begin Collected material

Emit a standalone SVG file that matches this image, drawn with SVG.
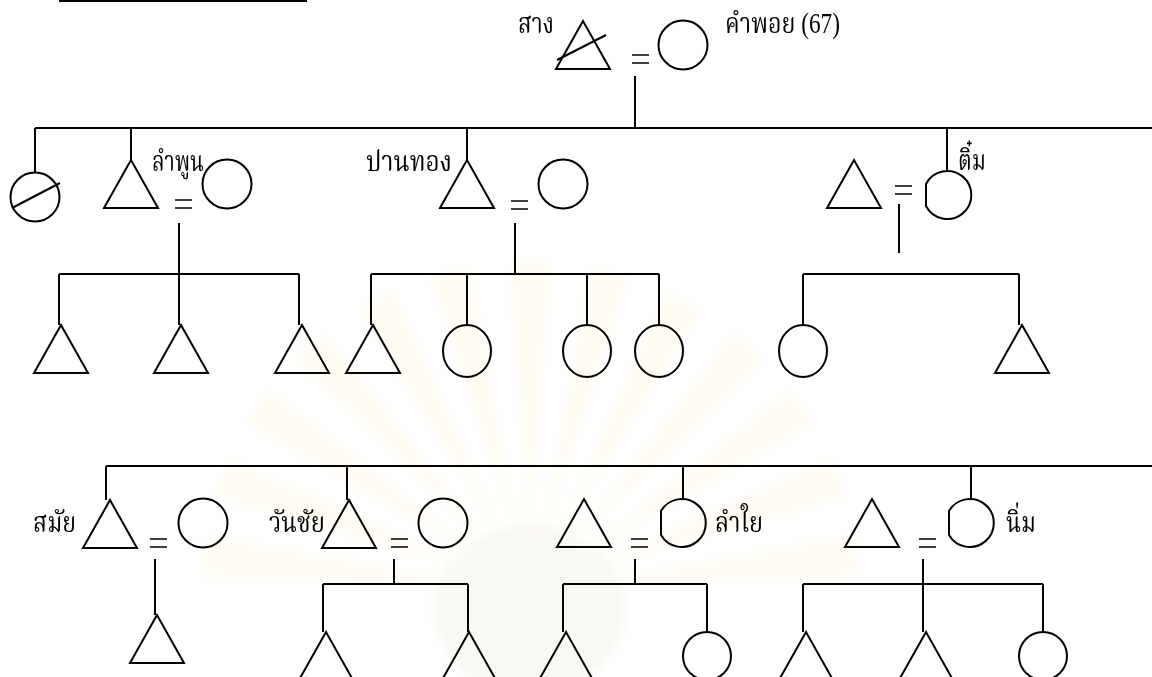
<svg xmlns="http://www.w3.org/2000/svg" xmlns:xlink="http://www.w3.org/1999/xlink" width="1152" height="677" viewBox="0 0 1152 677">
  <style>
    .ln { stroke: #000; stroke-width: 2; fill: none; stroke-linecap: butt; }
    .sym { stroke: #000; stroke-width: 2; fill: none; stroke-linejoin: miter; }
    .eq { stroke: #000; stroke-width: 1.4; fill: none; }
    .lbl { font-family: "Liberation Serif", "Norasi", "Kinnari", "Laksaman", "Noto Serif Thai", "Noto Sans Thai", serif; font-size: 29px; fill: #000; }
    .ray { fill: #fffcf2; }
  </style>
  <defs>
    <!-- male: triangle with apex at origin -->
    <polygon id="tri" class="sym" points="0,0 -27,48 27,48"/>
    <!-- female: ellipse centred at origin -->
    <ellipse id="ell" class="sym" rx="24" ry="26"/>
    <!-- marriage sign -->
    <path id="eq" class="eq" d="M0,0 H17 M0,8 H17"/>
    <!-- one ray of the background emblem, pointing up -->
    <polygon id="ray" class="ray" points="530,540 510,262 550,262"/>
    <filter id="soft" x="-20%" y="-20%" width="140%" height="140%">
      <feGaussianBlur stdDeviation="5"/>
    </filter>
  </defs>

  <rect width="1152" height="677" fill="#fff"/>

  <!-- faint background emblem -->
  <g id="emblem" filter="url(#soft)">
    <use xlink:href="#ray" transform="rotate(-84 530 590)"/>
    <use xlink:href="#ray" transform="rotate(-70 530 590)"/>
    <use xlink:href="#ray" transform="rotate(-56 530 590)"/>
    <use xlink:href="#ray" transform="rotate(-42 530 590)"/>
    <use xlink:href="#ray" transform="rotate(-28 530 590)"/>
    <use xlink:href="#ray" transform="rotate(-14 530 590)"/>
    <use xlink:href="#ray"/>
    <use xlink:href="#ray" transform="rotate(14 530 590)"/>
    <use xlink:href="#ray" transform="rotate(28 530 590)"/>
    <use xlink:href="#ray" transform="rotate(42 530 590)"/>
    <use xlink:href="#ray" transform="rotate(56 530 590)"/>
    <use xlink:href="#ray" transform="rotate(70 530 590)"/>
    <use xlink:href="#ray" transform="rotate(84 530 590)"/>
    <ellipse cx="530" cy="610" rx="95" ry="85" fill="#faf8f2"/>
  </g>

  <!-- heading underline -->
  <line class="ln" x1="59" y1="1" x2="307" y2="1"/>

  <!-- connectors -->
  <g id="connectors">
    <!-- generation 1 sibling bar -->
    <path class="ln" d="M635,76 V128 M35,128 H1152 M35,128 V172 M131,128 V160 M467,128 V160 M947,128 V171"/>
    <!-- ลำพูน family -->
    <path class="ln" d="M179,223 V274 M59,274 H299 M59,274 V325 M179,274 V325 M299,274 V325"/>
    <!-- ปานทอง family -->
    <path class="ln" d="M515,223 V274 M371,274 H659 M371,274 V325 M467,274 V325 M587,274 V325 M659,274 V325"/>
    <!-- ติ๋ม family -->
    <path class="ln" d="M899,204 V253 M803,274 H1019 M803,274 V325 M1019,274 V325"/>
    <!-- generation 3 sibling bar -->
    <path class="ln" d="M106,466 H1152 M106,466 V500 M347,466 V500 M683,466 V499 M971,466 V499"/>
    <!-- สมัย family -->
    <path class="ln" d="M155,559 V615"/>
    <!-- วันชัย family -->
    <path class="ln" d="M394,559 V584 M323,584 H468 M323,584 V632 M468,584 V632"/>
    <!-- ลำใย family -->
    <path class="ln" d="M635,559 V584 M563,584 H707 M563,584 V632 M707,584 V632"/>
    <!-- นิ่ม family -->
    <path class="ln" d="M923,559 V632 M803,584 H1043 M803,584 V632 M1043,584 V632"/>
  </g>

  <!-- generation 0 -->
  <g id="sang">
    <use xlink:href="#tri" x="583" y="21"/>
    <line class="ln" x1="557" y1="60" x2="606" y2="35"/>
    <text class="lbl" x="518" y="33" textLength="36" lengthAdjust="spacingAndGlyphs">สาง</text>
  </g>
  <use xlink:href="#eq" x="632" y="55"/>
  <g id="khamphoi">
    <circle class="sym" cx="683" cy="45" r="24.5"/>
    <text class="lbl" x="725" y="33" textLength="115" lengthAdjust="spacingAndGlyphs">คำพอย (67)</text>
  </g>

  <!-- generation 1 -->
  <g id="daughter-dead">
    <circle class="sym" cx="35" cy="197" r="24.5"/>
    <line class="ln" x1="12" y1="208" x2="60" y2="183"/>
  </g>
  <g id="lamphun">
    <use xlink:href="#tri" x="131" y="160"/>
    <text class="lbl" x="152" y="171" textLength="52" lengthAdjust="spacingAndGlyphs">ลำพูน</text>
  </g>
  <use xlink:href="#eq" x="175" y="200"/>
  <g id="lamphun-wife"><circle class="sym" cx="227" cy="184" r="24.5"/></g>

  <g id="pantong">
    <use xlink:href="#tri" x="467" y="160"/>
    <text class="lbl" x="366" y="171" textLength="86" lengthAdjust="spacingAndGlyphs">ปานทอง</text>
  </g>
  <use xlink:href="#eq" x="511" y="201"/>
  <g id="pantong-wife"><circle class="sym" cx="563" cy="184" r="24.5"/></g>

  <g id="tim-husband"><use xlink:href="#tri" x="854" y="160"/></g>
  <use xlink:href="#eq" x="895" y="186"/>
  <g id="tim">
    <path class="sym" d="M926,184 A24,24 0 1 1 926,206 Z"/>
    <text class="lbl" x="958" y="170" textLength="28" lengthAdjust="spacingAndGlyphs">ติ๋ม</text>
  </g>

  <!-- generation 2 -->
  <g id="lp-c1"><use xlink:href="#tri" x="61" y="325"/></g>
  <g id="lp-c2"><use xlink:href="#tri" x="181" y="325"/></g>
  <g id="lp-c3"><use xlink:href="#tri" x="302" y="325"/></g>
  <g id="pt-c1"><use xlink:href="#tri" x="373" y="325"/></g>
  <g id="pt-c2"><use xlink:href="#ell" x="467" y="351"/></g>
  <g id="pt-c3"><use xlink:href="#ell" x="587" y="351"/></g>
  <g id="pt-c4"><use xlink:href="#ell" x="659" y="351"/></g>
  <g id="tm-c1"><use xlink:href="#ell" x="803" y="351"/></g>
  <g id="tm-c2"><use xlink:href="#tri" x="1022" y="325"/></g>

  <!-- generation 3 couples -->
  <g id="samai">
    <use xlink:href="#tri" x="110" y="500"/>
    <text class="lbl" x="33" y="532" textLength="43" lengthAdjust="spacingAndGlyphs">สมัย</text>
  </g>
  <use xlink:href="#eq" x="150" y="539"/>
  <g id="samai-wife"><circle class="sym" cx="203" cy="523" r="24.5"/></g>

  <g id="wanchai">
    <use xlink:href="#tri" x="349" y="500"/>
    <text class="lbl" x="269" y="532" textLength="56" lengthAdjust="spacingAndGlyphs">วันชัย</text>
  </g>
  <use xlink:href="#eq" x="391" y="539"/>
  <g id="wanchai-wife"><circle class="sym" cx="443" cy="523" r="24.5"/></g>

  <g id="lamyai-husband"><use xlink:href="#tri" x="584" y="499"/></g>
  <use xlink:href="#eq" x="631" y="539"/>
  <g id="lamyai">
    <path class="sym" d="M661,511 A24,24 0 1 1 661,535 Z"/>
    <text class="lbl" x="715" y="532" textLength="48" lengthAdjust="spacingAndGlyphs">ลำใย</text>
  </g>

  <g id="nim-husband"><use xlink:href="#tri" x="872" y="499"/></g>
  <use xlink:href="#eq" x="919" y="539"/>
  <g id="nim">
    <path class="sym" d="M949,511 A24,24 0 1 1 949,535 Z"/>
    <text class="lbl" x="1006" y="532" textLength="30" lengthAdjust="spacingAndGlyphs">นิ่ม</text>
  </g>

  <!-- generation 4 -->
  <g id="sm-c1"><use xlink:href="#tri" x="157" y="615"/></g>
  <g id="wc-c1"><use xlink:href="#tri" x="326" y="632"/></g>
  <g id="wc-c2"><use xlink:href="#tri" x="469" y="632"/></g>
  <g id="ly-c1"><use xlink:href="#tri" x="566" y="632"/></g>
  <g id="ly-c2"><circle class="sym" cx="707" cy="656" r="24"/></g>
  <g id="nm-c1"><use xlink:href="#tri" x="806" y="632"/></g>
  <g id="nm-c2"><use xlink:href="#tri" x="926" y="632"/></g>
  <g id="nm-c3"><circle class="sym" cx="1043" cy="656" r="24"/></g>
</svg>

end Collected material

▶ _Stated problem_
Search the preceding listing for the word "with" and pull out every line that holds it.

▶ _Exercise solution_
Emit a standalone SVG file that matches this image, drawn with SVG.
    <!-- male: triangle with apex at origin -->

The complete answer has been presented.